### DATA EXCERPT
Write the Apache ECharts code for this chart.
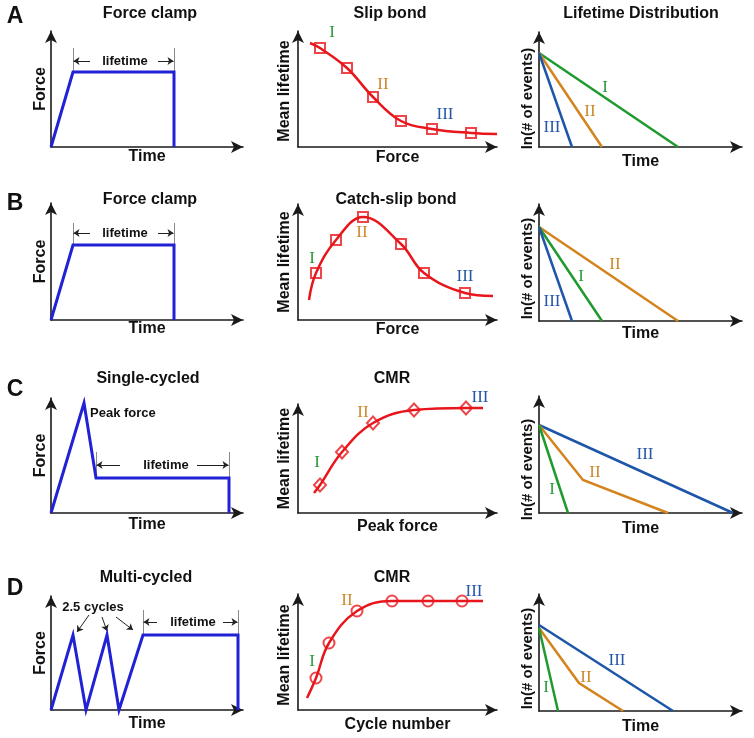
<!DOCTYPE html>
<html><head><meta charset="utf-8">
<script src="https://cdn.jsdelivr.net/npm/echarts@6/dist/echarts.min.js"></script>
<style>html,body{margin:0;padding:0;background:#fff}#c{width:754px;height:738px}</style>
</head><body><div id="c"></div>
<script>
// ================= DATA (schematic units) =================
// Column 1: loading protocols (time, force)
const clampTrace = [[0,0],[22,75],[123,75],[123,0]];
const singleCycleTrace = [[0,0],[33,110],[45,35],[178,35],[178,0]];
const multiCycleTrace = [[0,0],[22,75],[35,0],[56,75],[68,0],[92,75],[187,75],[187,0]];

// lifetime dimension marks per protocol: x of the two ends, plateau level, top of ticks, arrow level
const clampLifeEnds = [22, 123];
const clampLifeLevelsA = [75, 99, 86];
const clampLifeLevelsB = [75, 97, 87];
const clampLifeArrowsX = [[39, 22.5], [107, 122.5]];
const clampLifeTextX = 74;
const singleLifeEnds = [45, 178];
const singleLifeLevels = [35, 61, 48];
const singleLifeArrowsX = [[69, 45.5], [146, 177.5]];
const singleLifeTextX = 115;
const multiLifeEnds = [92, 187];
const multiLifeLevels = [75, 100, 88];
const multiLifeArrowsX = [[106, 92.5], [172, 186.5]];
const multiLifeTextX = 142;
const peakForceLabel = [39, 100, 'Peak force'];
const cyclesLabel = [42, 103, '2.5 cycles'];
const cyclesArrows = [[[38,95],[26,78]], [[51,93],[56,79]], [[65,93],[82,80]]];

// Column 2: mean lifetime curves and measured points
const slipCurve = [[12,104],[22,99],[49,79],[75,50],[103,26],[134,18],[173,14],[199,13]];
const slipMarkers = [[22,99],[49,79],[75,50],[103,26],[134,18],[173,14]];
const catchSlipCurve = [[11,20],[18,47],[38,80],[65,103],[103,76],[126,47],[167,27],[195,24]];
const catchSlipMarkers = [[18,47],[38,80],[65,103],[103,76],[126,47],[167,27]];
const cmrPeakCurve = [[16,20],[22,28],[44,61],[75,90],[116,103],[168,105],[185,105]];
const cmrPeakMarkers = [[22,28],[44,61],[75,90],[116,103],[168,105]];
const cmrCycleCurve = [[9,12],[18,32],[31,67],[59,99],[94,109],[130,109],[164,109],[185,109]];
const cmrCycleMarkers = [[18,32],[31,67],[59,99],[94,109],[130,109],[164,109]];
const romanA2 = [[34,114,'I'],[85,62,'II'],[147,32,'III']];
const romanB2 = [[14,61,'I'],[64,87,'II'],[167,43,'III']];
const romanC2 = [[19,50,'I'],[65,100,'II'],[182,115,'III']];
const romanD2 = [[14,48,'I'],[49,109,'II'],[176,118,'III']];

// Column 3: lifetime distributions (time, ln # events)
const distA_I = [[0,94],[139,0]];
const distA_II = [[0,94],[63,0]];
const distA_III = [[0,94],[33,0]];
const distB_I = [[0,94],[63,0]];
const distB_II = [[0,94],[139,0]];
const distB_III = [[0,94],[33,0]];
const distC_I = [[0,88],[29,0]];
const distC_II = [[0,88],[44,33],[129,0]];
const distC_III = [[0,88],[194,0]];
const distD_I = [[0,83],[19,0]];
const distD_II = [[0,83],[40,28],[84,0]];
const distD_III = [[0,86],[134,0]];
const romanA3 = [[66,59,'I'],[51,35,'II'],[13,19,'III']];
const romanB3 = [[42,44,'I'],[76,56,'II'],[13,19,'III']];
const romanC3 = [[13,23,'I'],[56,40,'II'],[106,58,'III']];
const romanD3 = [[7,23,'I'],[47,33,'II'],[78,50,'III']];

const xNames = ['Time','Force','Time','Time','Force','Time','Time','Peak force','Time','Time','Cycle number','Time'];
const yNames = ['Force','Mean lifetime','ln(# of events)','Force','Mean lifetime','ln(# of events)',
                'Force','Mean lifetime','ln(# of events)','Force','Mean lifetime','ln(# of events)'];

// ================= LAYOUT / STYLE =================
const P = [ // [originX, originY, arrowTipX, arrowTipY]
  [51,147,249,25],[298,147,503,25],[539,147,748,26],
  [51,320,249,197],[298,320,503,198],[539,321,748,198],
  [51,513,249,392],[298,513,503,398],[539,513,748,390],
  [51,710,249,590],[298,710,503,588],[539,711,748,588]];
const xGaps = [10,11,15,9,10,13,12,14,16,14,15,16];
const yGaps = [10,13,11,10,13,11,10,13,11,10,13,11];
const yShift = [0,2,9,0,0,6,0,0,15,0,3,6];
const AR = 6;
const SANS = '"Liberation Sans", Arial, sans-serif';
const SERIF = '"Liberation Serif", "Times New Roman", serif';
const C = {trace:'#2121d6', red:'#e8161c', green:'#1f9a2e', orange:'#d4831d', blue:'#1d56a8',
           lgreen:'#2a9a3a', lorange:'#cc8a2a', lblue:'#2758a5', ink:'#111'};
const romanColor = {I:C.lgreen, II:C.lorange, III:C.lblue};

const grids = [], xAxes = [], yAxes = [];
P.forEach((p, i) => {
  const [ox, oy, tx, ty] = p;
  const w = tx - ox - AR, h = oy - ty - AR;
  grids.push({left: ox, top: ty + AR, width: w, height: h});
  const axisLine = {show: true, onZero: false, symbol: ['none','arrow'], symbolSize: [9,12],
                    lineStyle: {color: '#1a1a1a', width: 1.6}};
  const base = {fontFamily: SANS, fontWeight: 'bold', color: C.ink, align: 'center', verticalAlign: 'middle'};
  xAxes.push({gridIndex: i, type: 'value', min: 0, max: w, axisLine, axisTick: {show:false},
    axisLabel: {show:false}, splitLine: {show:false}, name: xNames[i], nameLocation: 'middle',
    nameGap: xGaps[i], nameTextStyle: Object.assign({fontSize: 16}, base)});
  yAxes.push({gridIndex: i, type: 'value', min: 0, max: h, axisLine, axisTick: {show:false},
    axisLabel: {show:false}, splitLine: {show:false}, name: yNames[i], nameLocation: 'middle',
    nameGap: yGaps[i], nameTextStyle: Object.assign({fontSize: i % 3 === 2 ? 15 : 16,
      padding: [0, 2 * yShift[i], 0, 0]}, base)});
});

const series = [];
function line(i, data, color, width, smooth) {
  series.push({type: 'line', xAxisIndex: i, yAxisIndex: i, data, symbol: 'none', silent: true,
    smooth: smooth || false, clip: false,
    lineStyle: {color, width, join: 'miter'}, z: 3});
}
function segs(i, list, color, width, arrow) {
  series.push({type: 'lines', coordinateSystem: 'cartesian2d', xAxisIndex: i, yAxisIndex: i, silent: true,
    data: list.map(c => ({coords: c})), symbol: arrow ? ['none','arrow'] : 'none', symbolSize: 6,
    lineStyle: {color, width, opacity: 1}, z: 2});
}
function texts(i, items, opts) {
  series.push({type: 'scatter', xAxisIndex: i, yAxisIndex: i, silent: true, clip: false, symbolSize: 1,
    itemStyle: {color: 'rgba(0,0,0,0)'},
    data: items.map(d => ({value: [d[0], d[1]], name: d[2],
      label: opts.roman ? {color: romanColor[d[2]]} : {}})),
    label: {show: true, position: 'inside', formatter: '{b}', color: opts.color || C.ink, opacity: 1,
      textBorderWidth: 0, fontFamily: opts.family || SANS, fontSize: opts.size || 13,
      fontWeight: opts.weight || 'normal', align: opts.align || 'center', verticalAlign: 'middle'}, z: 6});
}
function markers(i, data, symbol, size) {
  series.push({type: 'scatter', xAxisIndex: i, yAxisIndex: i, silent: true, clip: false, data, symbol,
    symbolSize: size, itemStyle: {color: 'rgba(255,255,255,0)', borderColor: C.red, borderWidth: 2}, z: 5});
}
function lifetimeDim(i, ends, levels, arrowsX, textX) {
  const [plateau, top, ay] = levels;
  segs(i, [[[ends[0], plateau], [ends[0], top]], [[ends[1], plateau], [ends[1], top]]], '#8a8a8a', 1, false);
  segs(i, arrowsX.map(a => [[a[0], ay], [a[1], ay]]), '#222', 1, true);
  texts(i, [[textX, ay, 'lifetime']], {weight: 'bold', size: 13});
}

// Row A
line(0, clampTrace, C.trace, 3);
lifetimeDim(0, clampLifeEnds, clampLifeLevelsA, clampLifeArrowsX, clampLifeTextX);
line(1, slipCurve, C.red, 2.5, 0.4); markers(1, slipMarkers, 'rect', 10);
texts(1, romanA2, {roman: true, family: SERIF, size: 17});
line(2, distA_I, C.green, 2.5); line(2, distA_II, C.orange, 2.5); line(2, distA_III, C.blue, 2.5);
texts(2, romanA3, {roman: true, family: SERIF, size: 17});
// Row B
line(3, clampTrace, C.trace, 3);
lifetimeDim(3, clampLifeEnds, clampLifeLevelsB, clampLifeArrowsX, clampLifeTextX);
line(4, catchSlipCurve, C.red, 2.5, 0.4); markers(4, catchSlipMarkers, 'rect', 10);
texts(4, romanB2, {roman: true, family: SERIF, size: 17});
line(5, distB_II, C.orange, 2.5); line(5, distB_I, C.green, 2.5); line(5, distB_III, C.blue, 2.5);
texts(5, romanB3, {roman: true, family: SERIF, size: 17});
// Row C
line(6, singleCycleTrace, C.trace, 3);
lifetimeDim(6, singleLifeEnds, singleLifeLevels, singleLifeArrowsX, singleLifeTextX);
texts(6, [peakForceLabel], {weight: 'bold', size: 13, align: 'left'});
line(7, cmrPeakCurve, C.red, 2.5, 0.4); markers(7, cmrPeakMarkers, 'diamond', [12,13]);
texts(7, romanC2, {roman: true, family: SERIF, size: 17});
line(8, distC_III, C.blue, 2.5); line(8, distC_II, C.orange, 2.5); line(8, distC_I, C.green, 2.5);
texts(8, romanC3, {roman: true, family: SERIF, size: 17});
// Row D
line(9, multiCycleTrace, C.trace, 3);
lifetimeDim(9, multiLifeEnds, multiLifeLevels, multiLifeArrowsX, multiLifeTextX);
texts(9, [cyclesLabel], {weight: 'bold', size: 13});
segs(9, cyclesArrows, '#222', 1, true);
line(10, cmrCycleCurve, C.red, 2.5, 0.4); markers(10, cmrCycleMarkers, 'circle', 11);
texts(10, romanD2, {roman: true, family: SERIF, size: 17});
line(11, distD_III, C.blue, 2.5); line(11, distD_II, C.orange, 2.5); line(11, distD_I, C.green, 2.5);
texts(11, romanD3, {roman: true, family: SERIF, size: 17});

// Titles and panel letters
const titles = [
  ['Force clamp',150,14,16],['Slip bond',390,14,16],['Lifetime Distribution',641,14,16],
  ['Force clamp',150,200,16],['Catch-slip bond',396,200,16],
  ['Single-cycled',148,379,16],['CMR',392,379,16],
  ['Multi-cycled',146,578,16],['CMR',392,578,16],
  ['A',15,17,23],['B',15,204,23],['C',15,390,23],['D',15,589,23]];
const graphic = titles.map(t => ({type: 'text', x: t[1], y: t[2], silent: true,
  style: {text: t[0], font: 'bold ' + t[3] + 'px ' + SANS, fill: C.ink,
    align: 'center', verticalAlign: 'middle', textAlign: 'center', textVerticalAlign: 'middle'}}));

const chart = echarts.init(document.getElementById('c'), null, {renderer: 'canvas'});
chart.setOption({animation: false, backgroundColor: '#fff', grid: grids, xAxis: xAxes, yAxis: yAxes,
  series, graphic});
</script></body></html>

### WRITTEN INSTRUCTION
Return only the lines running from the top of the data to the line that holds "[[[38,95],[26,78]], [[51,93],[56,79]], [[65,93],[82,80]]];". Include both of those lines, but skip the pictures.

### ANSWER IN FULL
Write the Apache ECharts code for this chart.
<!DOCTYPE html>
<html><head><meta charset="utf-8">
<script src="https://cdn.jsdelivr.net/npm/echarts@6/dist/echarts.min.js"></script>
<style>html,body{margin:0;padding:0;background:#fff}#c{width:754px;height:738px}</style>
</head><body><div id="c"></div>
<script>
// ================= DATA (schematic units) =================
// Column 1: loading protocols (time, force)
const clampTrace = [[0,0],[22,75],[123,75],[123,0]];
const singleCycleTrace = [[0,0],[33,110],[45,35],[178,35],[178,0]];
const multiCycleTrace = [[0,0],[22,75],[35,0],[56,75],[68,0],[92,75],[187,75],[187,0]];

// lifetime dimension marks per protocol: x of the two ends, plateau level, top of ticks, arrow level
const clampLifeEnds = [22, 123];
const clampLifeLevelsA = [75, 99, 86];
const clampLifeLevelsB = [75, 97, 87];
const clampLifeArrowsX = [[39, 22.5], [107, 122.5]];
const clampLifeTextX = 74;
const singleLifeEnds = [45, 178];
const singleLifeLevels = [35, 61, 48];
const singleLifeArrowsX = [[69, 45.5], [146, 177.5]];
const singleLifeTextX = 115;
const multiLifeEnds = [92, 187];
const multiLifeLevels = [75, 100, 88];
const multiLifeArrowsX = [[106, 92.5], [172, 186.5]];
const multiLifeTextX = 142;
const peakForceLabel = [39, 100, 'Peak force'];
const cyclesLabel = [42, 103, '2.5 cycles'];
const cyclesArrows = [[[38,95],[26,78]], [[51,93],[56,79]], [[65,93],[82,80]]];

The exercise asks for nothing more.